The Public Art Fund has sponsored a new temporary outdoor sculpture project that will grace Josie Robertson Plaza at Lincoln Center until the 4th of September. This year we are treated to "Big Pleasure Point" a huge and colorful assemblage by Nancy Rubin.

"Big Pleasure Point" comprises 60 rowboats, kayaks, surfboards, and other water craft, artfully welded and strung together with wire and perched about 20 feet above the astonished viewer. The title is derived from the words "Pleasure Point" stencilled on the side of several of the hulls from a Marina of the same name. From a distance it's hard to tell what it is, beside big, and as one comes closer one can only wonder at how on earth these boats got up there! It is a true engineering marvel and a feast for the eyes.

Ms. Rubin was born in Texas and now lives in Southern California. Her work is typified by a use of salvaged objects in incongruous ways that create a challenge to the viewers' commonly held expectations. In her hands, ordinary household goods become heroic, gravity defying almost alien forms forcing us to look at these simple things with new eyes.

This is Ms. Rubin's first project in New York and a wonderful complement to the outdoor scene at Lincoln Center. I hope we are graced with more of her amazing creations in summers to come.

July 01, 2006


"Dada cannot live in New York. All New York is Dada, and will not tolerate a rival..."

So wrote Man Ray to Tristan Tzara in 1921. Today, in 2006, New York is being taken over by Dada in the form of a major retrospective of the Movement now on at the Museum of Modern Art. This is the last stop of a three city show that was 4 years in the planning and opened in Paris at the Centre Pompidou last October, then travelled to the National Gallery in Washington DC in February (see my blog of 2/16/06), and has finally arrived here.

As the wife of a devoted Dadaist and lender to the exhibitions, I have visited every show several times. Each venue was unique and each had its pros and cons. The debut in Paris was fabulous, almost overwhelming in its scope and volume. The brilliant installation and the comprehensive display covering every art form from sound poems to sculpture inundated the visitor with pure Dada. The move to Washington and the U.S. demanded a smaller show with less emphasis on the literary aspect of the Movement. The unexpected result of this editing was a far more aesthetic look to the works of art. This probably would have horrified the Dadaists, but it made for a nicer experience for today's museum goer. Now, in New York, the exhibition has changed again. A new space means a new look and with the addition of more print material from MoMA's own collection it is a little more well-rounded than Washington. However, despite the same great material and the fine installation, I felt the show had lost a little of its exuberance and joy.

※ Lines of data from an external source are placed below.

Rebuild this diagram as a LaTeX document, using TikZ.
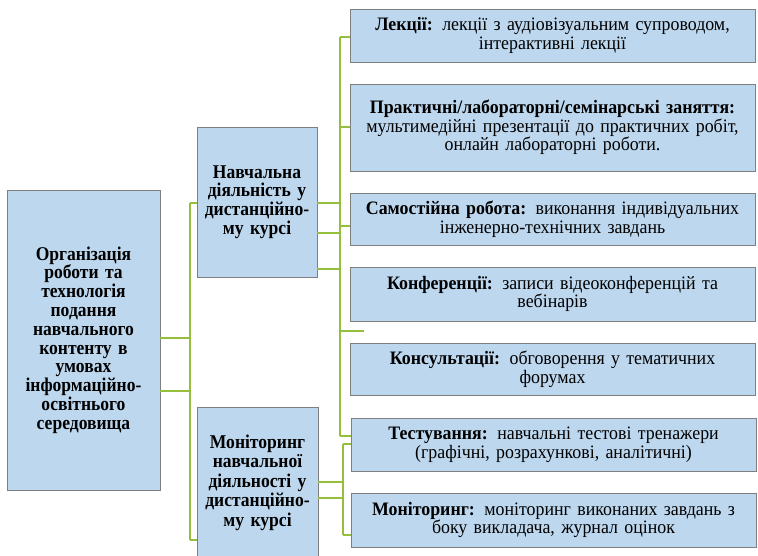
\documentclass[tikz,border=0pt]{standalone}
\usepackage{fontspec}
\setmainfont{Liberation Serif}
\newfontfamily\itemfont[FakeStretch=0.94]{Liberation Serif}
\newfontfamily\headfont[FakeStretch=0.9]{Liberation Serif}
\definecolor{boxfill}{HTML}{BDD7EE}
\definecolor{boxline}{HTML}{7F7F7F}
\definecolor{conncol}{HTML}{95BE3C}
\tikzset{
  box/.style={draw=boxline, line width=0.8pt, fill=boxfill, align=center, inner sep=2pt},
  bigbox/.style={box, font=\headfont\fontsize{19.5}{18.8}\selectfont\bfseries},
  itembox/.style={box, font=\itemfont\fontsize{19}{18.6}\selectfont, minimum width=405pt, text width=401pt},
  conn/.style={draw=conncol, line width=1.3pt}
}
\begin{document}
\begin{tikzpicture}[x=1pt,y=-1pt]
\useasboundingbox (0,0) rectangle (758,555);
\clip (0,0) rectangle (758,555);
\fill[white] (0,0) rectangle (758,555);
% main boxes
\node[bigbox, minimum width=153pt, minimum height=300pt, text width=149pt] (L) at (83.5,340)
  {Організація\\ роботи та\\ технологія\\ подання\\ навчального\\ контенту в\\ умовах\\ інформаційно-\\ освітнього\\ середовища};
\node[bigbox, minimum width=118pt, minimum height=150pt, text width=116pt] (N) at (257,202)
  {Навчальна\\ діяльність у\\ дистанційно-\\ му курсі};
\node[bigbox, minimum width=119pt, minimum height=151pt, text width=117pt, font=\headfont\fontsize{19.5}{19.5}\selectfont\bfseries] (M) at (257.5,482.5)
  {Моніторинг\\ навчальної\\ діяльності у\\ дистанційно-\\ му курсі};
% item boxes
\node[itembox, minimum height=53pt] (R1) at (552.5,35.5)
  {\textbf{Лекції:} лекції з аудіовізуальним супроводом,\\ інтерактивні лекції};
\node[itembox, minimum height=87pt] (R2) at (552.5,127.5)
  {\textbf{Практичні/лабораторні/семінарські заняття:}\\ мультимедійні презентації до практичних робіт,\\ онлайн лабораторні роботи.};
\node[itembox, minimum height=52pt] (R3) at (552.5,219)
  {\textbf{Самостійна робота:} виконання індивідуальних\\ інженерно-технічних завдань};
\node[itembox, minimum height=54pt] (R4) at (552.5,294)
  {\textbf{Конференції:} записи відеоконференцій та\\ вебінарів};
\node[itembox, minimum height=52pt] (R5) at (552.5,369)
  {\textbf{Консультації:} обговорення у тематичних\\ форумах};
\node[itembox, minimum width=403pt, minimum height=53pt] (R6) at (553.5,444.5)
  {\textbf{Тестування:} навчальні тестові тренажери\\ (графічні, розрахункові, аналітичні)};
\node[itembox, minimum width=403pt, minimum height=54pt] (R7) at (553.5,520)
  {\textbf{Моніторинг:} моніторинг виконаних завдань з\\ боку викладача, журнал оцінок};
% connectors: left trunk
\coordinate (a1) at (190,203);
\coordinate (a2) at (190,540);
\coordinate (a3) at (190,338);
\coordinate (a4) at (190,391);
\draw[conn] (a1) -- (a2);
\draw[conn] (a1) -- (a1 -| N.west);
\draw[conn] (a2) -- (a2 -| M.west);
\draw[conn] (a3 -| L.east) -- (a3);
\draw[conn] (a4 -| L.east) -- (a4);
% connectors: upper trunk
\coordinate (b1) at (340,37);
\coordinate (b2) at (340,436);
\coordinate (b3) at (340,127);
\coordinate (b4) at (340,226);
\coordinate (b5) at (340,331);
\coordinate (b5e) at (364,331);
\coordinate (n1) at (340,203);
\coordinate (n2) at (340,233);
\coordinate (n3) at (340,269);
\draw[conn] (b1) -- (b2);
\draw[conn] (b1) -- (b1 -| R1.west);
\draw[conn] (b3) -- (b3 -| R2.west);
\draw[conn] (b4) -- (b4 -| R3.west);
\draw[conn] (b5) -- (b5e);
\draw[conn] (b2) -- (b2 -| R6.west);
\draw[conn] (n1 -| N.east) -- (n1);
\draw[conn] (n2 -| N.east) -- (n2);
\draw[conn] (n3 -| N.east) -- (n3);
% connectors: lower trunk
\coordinate (c1) at (343,444);
\coordinate (c2) at (343,535);
\coordinate (m1) at (343,482);
\coordinate (m2) at (343,498);
\draw[conn] (c1) -- (c2);
\draw[conn] (c1) -- (c1 -| R6.west);
\draw[conn] (c2) -- (c2 -| R7.west);
\draw[conn] (m1 -| M.east) -- (m1);
\draw[conn] (m2 -| M.east) -- (m2);
\end{tikzpicture}
\end{document}
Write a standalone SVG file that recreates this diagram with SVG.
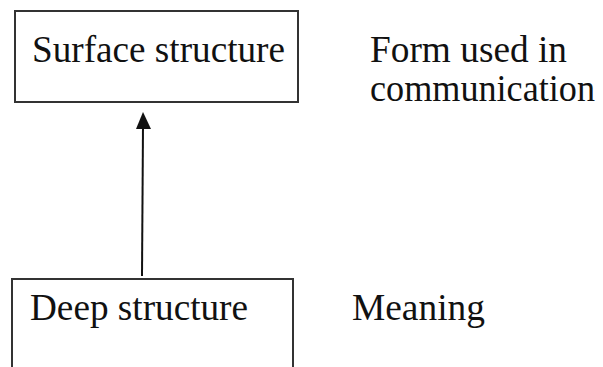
<svg xmlns="http://www.w3.org/2000/svg" width="603" height="367" viewBox="0 0 603 367">
<style>
.box{fill:#fff;stroke:#333;stroke-width:2}
.t{font-family:'Liberation Serif','Times New Roman',serif;font-size:37px;fill:#111}
.conn{stroke:#111;stroke-width:2;fill:none}
</style>
<rect width="603" height="367" fill="#fff"/>
<g id="surface">
<rect class="box" x="15" y="11" width="283" height="91"/>
<text class="t" x="32" y="62" textLength="253" lengthAdjust="spacingAndGlyphs">Surface structure</text>
</g>
<g id="deep">
<rect class="box" x="12" y="279" width="281" height="100"/>
<text class="t" x="30" y="320" textLength="218" lengthAdjust="spacingAndGlyphs">Deep structure</text>
</g>
<g id="form-label">
<text class="t" x="370" y="62" textLength="197" lengthAdjust="spacingAndGlyphs">Form used in</text>
<text class="t" x="370" y="101" textLength="225" lengthAdjust="spacingAndGlyphs">communication</text>
</g>
<g id="meaning-label">
<text class="t" x="352" y="320" textLength="133" lengthAdjust="spacingAndGlyphs">Meaning</text>
</g>
<g id="connectors">
<line class="conn" x1="142" y1="276" x2="143" y2="126"/>
<polygon points="143,112 136,129 151,129" fill="#111"/>
</g>
</svg>
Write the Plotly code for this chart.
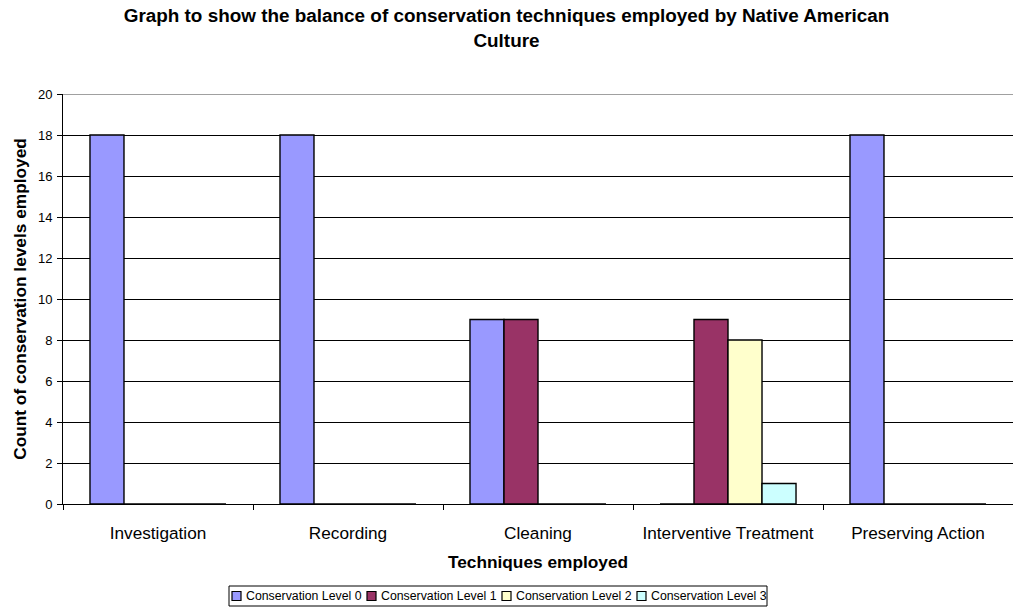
import plotly.graph_objects as go

categories = ["Investigation", "Recording", "Cleaning", "Interventive Treatment", "Preserving Action"]
series_names = ["Conservation Level 0", "Conservation Level 1", "Conservation Level 2", "Conservation Level 3"]
level0 = [18, 18, 9, 0, 18]
level1 = [0, 0, 9, 9, 0]
level2 = [0, 0, 0, 8, 0]
level3 = [0, 0, 0, 1, 0]
colors = ["#9999FF", "#993366", "#FFFFCC", "#CCFFFF"]
y_ticks = [0, 2, 4, 6, 8, 10, 12, 14, 16, 18, 20]

FONT = "Liberation Sans, Arial, sans-serif"
W, H = 1013, 607
ML, MR, MT, MB = 63, 0, 94, 103
PW, PH = W - ML - MR, H - MT - MB


def px_x(px):
    return (px - ML) / PW


def px_y(py):
    return (H - MB - py) / PH


fig = go.Figure()
for name, vals, col in zip(series_names, [level0, level1, level2, level3], colors):
    fig.add_trace(go.Bar(
        x=categories, y=vals, name=name, showlegend=False,
        marker=dict(color=col, line=dict(color="black", width=1.4)),
    ))

fig.update_layout(
    width=W, height=H,
    barmode="group", bargap=0.284, bargroupgap=0,
    paper_bgcolor="white", plot_bgcolor="white",
    font=dict(family=FONT, color="black", size=13),
    margin=dict(l=ML, r=MR, t=MT, b=MB),
    title=dict(
        text="<b>Graph to show the balance of conservation techniques employed by Native American<br>Culture</b>",
        x=0.5, xref="container", xanchor="center",
        y=1 - 22 / 607, yref="container", yanchor="top",
        font=dict(family=FONT, size=18.9, color="black"),
    ),
    xaxis=dict(
        type="category",
        tickson="boundaries", ticks="outside", ticklen=5, tickcolor="black", tickwidth=1,
        showline=True, linecolor="black", linewidth=1,
        showgrid=False,
        ticklabelstandoff=13,
        tickfont=dict(family=FONT, size=17.2, color="black"),
        title=dict(text="<b>Techniques employed</b>", font=dict(family=FONT, size=17.3, color="black"), standoff=14),
    ),
    yaxis=dict(
        range=[0, 20], tickmode="array", tickvals=y_ticks,
        ticks="outside", ticklen=5, tickcolor="black", tickwidth=1,
        showline=True, linecolor="black", linewidth=1,
        showgrid=True, gridcolor="black", gridwidth=1,
        zeroline=False,
        ticklabelstandoff=2,
        tickfont=dict(family=FONT, size=13, color="black"),
        title=dict(text="<b>Count of conservation levels employed</b>", font=dict(family=FONT, size=17.3, color="black"), standoff=6),
    ),
)

# grey top border at y=20
fig.add_shape(type="line", xref="paper", yref="y", x0=0, x1=1, y0=20, y1=20,
              line=dict(color="#808080", width=1.5))

# boxed legend (compact, like the original spreadsheet legend)
fig.add_shape(type="rect", xref="paper", yref="paper",
              x0=px_x(229), x1=px_x(767), y0=px_y(606), y1=px_y(586),
              line=dict(color="black", width=1), fillcolor="white", layer="above")
pitch = 135
for i, (name, col) in enumerate(zip(series_names, colors)):
    sx = 232 + i * pitch
    fig.add_shape(type="rect", xref="paper", yref="paper",
                  x0=px_x(sx), x1=px_x(sx + 9), y0=px_y(600.5), y1=px_y(591.5),
                  line=dict(color="black", width=1.2), fillcolor=col, layer="above")
    fig.add_annotation(xref="paper", yref="paper", x=px_x(sx + 11.5), y=px_y(596),
                       xanchor="left", yanchor="middle", showarrow=False,
                       text=name, font=dict(family=FONT, size=12.3, color="black"))

fig.write_html("out.html", config={"displayModeBar": False},
               post_script="document.body.style.margin='0px';document.body.style.overflow='hidden';")
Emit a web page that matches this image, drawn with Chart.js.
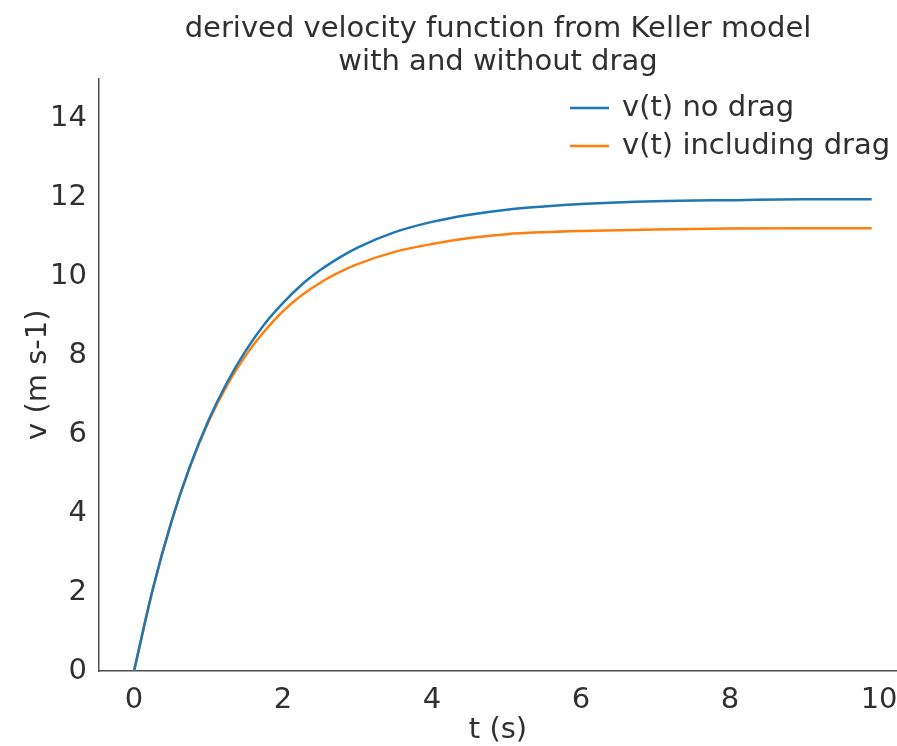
<!DOCTYPE html>
<html>
<head>
<meta charset="utf-8">
<script src="https://cdn.jsdelivr.net/npm/chart.js@4"></script>
<style>
  html, body { margin: 0; padding: 0; background: #fff; }
  #wrap { width: 897px; height: 746px; }
</style>
</head>
<body>
<div id="wrap"><canvas id="velChart"></canvas></div>
<script>
// time samples (s)
const tValues = [0, 0.25, 0.5, 0.75, 1.0, 1.25, 1.5, 1.75, 2.0, 2.25, 2.5, 2.75, 3.0, 3.5, 4.0, 4.5, 5.0, 5.5, 6.0, 7.0, 8.0, 9.0, 9.9];
// v(t) without drag (m/s)
const vNoDrag = [0, 2.06, 3.77, 5.18, 6.35, 7.31, 8.11, 8.78, 9.32, 9.78, 10.15, 10.46, 10.72, 11.11, 11.37, 11.55, 11.68, 11.76, 11.82, 11.89, 11.92, 11.94, 11.94];
// v(t) with drag (m/s)
const vDrag = [0, 2.05, 3.76, 5.16, 6.31, 7.24, 7.99, 8.60, 9.11, 9.51, 9.83, 10.09, 10.30, 10.61, 10.81, 10.96, 11.06, 11.11, 11.14, 11.18, 11.20, 11.21, 11.21];
const seriesLabels = ['v(t) no drag', 'v(t) including drag'];
const xTicks = [0, 2, 4, 6, 8, 10];
const yTicks = [0, 2, 4, 6, 8, 10, 12, 14];

const textColor = '#303030';
const font = 'DejaVu Sans';

const toPoints = (ys) => tValues.map((t, i) => ({ x: t, y: ys[i] }));

// legend drawn inside the plot, top right, no frame
const innerLegend = {
    id: 'innerLegend',
    afterDraw(chart) {
        const ctx = chart.ctx;
        ctx.save();
        ctx.font = '29px "' + font + '"';
        ctx.textBaseline = 'middle';
        ctx.textAlign = 'left';
        chart.data.datasets.forEach((ds, i) => {
            const y = 108 + i * 38;
            ctx.strokeStyle = ds.borderColor;
            ctx.lineWidth = 2.5;
            ctx.beginPath();
            ctx.moveTo(570, y);
            ctx.lineTo(609, y);
            ctx.stroke();
            ctx.fillStyle = textColor;
            ctx.fillText(ds.label, 622, y);
        });
        ctx.restore();
    }
};

const ctx = document.getElementById('velChart').getContext('2d');
new Chart(ctx, {
    type: 'line',
    data: {
        datasets: [
            {
                label: seriesLabels[0],
                data: toPoints(vNoDrag),
                borderColor: '#1f77b4',
                borderWidth: 2.5,
                pointRadius: 0,
                cubicInterpolationMode: 'monotone'
            },
            {
                label: seriesLabels[1],
                data: toPoints(vDrag),
                borderColor: '#ff7f0e',
                borderWidth: 2.5,
                pointRadius: 0,
                cubicInterpolationMode: 'monotone'
            }
        ]
    },
    options: {
        responsive: true,
        maintainAspectRatio: false,
        animation: false,
        layout: { padding: 0 },
        plugins: {
            legend: { display: false },
            tooltip: { enabled: false },
            title: {
                display: true,
                fullSize: false,
                text: ['derived velocity function from Keller model', 'with and without drag'],
                color: textColor,
                font: { family: font, size: 29, weight: 'normal', lineHeight: 1.138 },
                padding: { top: 12.5, bottom: 0 }
            }
        },
        scales: {
            x: {
                type: 'linear',
                min: -0.47,
                max: 10.24,
                afterBuildTicks: (s) => { s.ticks = xTicks.map(v => ({ value: v })); },
                afterFit: (s) => { s.height = 75; s.paddingLeft = 0; s.paddingRight = 0; },
                grid: { display: true, drawOnChartArea: false, drawTicks: false },
                border: { display: true, color: '#4d4d4d', width: 1.5 },
                ticks: { color: textColor, font: { family: font, size: 29 }, padding: 12, maxRotation: 0 },
                title: {
                    display: true,
                    text: 't (s)',
                    color: textColor,
                    font: { family: font, size: 29, lineHeight: 1.0 },
                    padding: { top: 0, bottom: 1 }
                }
            },
            y: {
                type: 'linear',
                min: 0,
                max: 15,
                afterBuildTicks: (s) => { s.ticks = yTicks.map(v => ({ value: v })); },
                afterFit: (s) => { s.width = 99; },
                grid: { display: true, drawOnChartArea: false, drawTicks: false },
                border: { display: true, color: '#4d4d4d', width: 1.5 },
                ticks: { color: textColor, font: { family: font, size: 29 }, padding: 12 },
                title: {
                    display: true,
                    text: 'v (m s-1)',
                    color: textColor,
                    font: { family: font, size: 29, lineHeight: 1.2 },
                    padding: { top: 21, bottom: 0 }
                }
            }
        }
    },
    plugins: [innerLegend]
});
</script>
</body>
</html>
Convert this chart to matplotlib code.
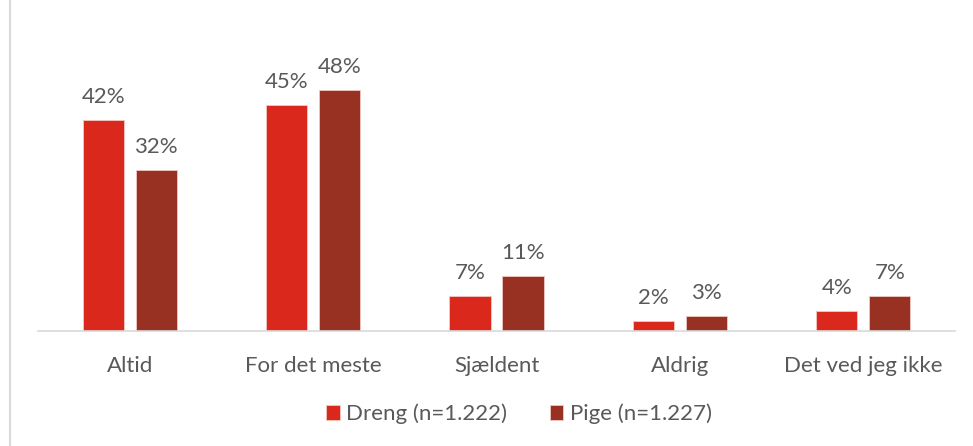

Dada is a little known movement but an important one. Begun as a reaction to the Establishment, World War I, and Classical Art, it rose meteorically and came to a sudden and definitive end with the Surrealist Manifesto of 1924. What it left behind is a huge œuvre of work including some of the the most revolutionary art of the 20th Century. Hausmann's "Mechanical Head", Kurt Schwitters' and Max Ernst's collages, Man Ray's "Rayographs"and Duchamp's "Ready Mades" (especially the infamous "Fountain/Urinal") are lasting reminders of this watershed period in art history. Hopefully shows like this one will awaken the public's interest and make people realize that the "avant garde" actually began almost a century ago.

P.S. This is where it all began in 1916 at the Cabaret Voltaire in Zurich, Switzerland. We had the opportunity to visit the newly rennovated shrine two weeks ago. It had been saved from the wrecker's ball by the Swatch Corporation with the intention to make it into an artists' space where maybe the next Dada Movement could be born. While the ghosts of Hugo Ball and Emmy Hennings, Hans and Sophie Taeuber Arp, Tristan Tzara and Marcel Janco, certainly inhabit the premises, we can only hope that the current incarnation brings the spark of originality, creativity and, yes, revolution, that these stalwart souls embarked upon so many years ago. DADA Soulève Tout.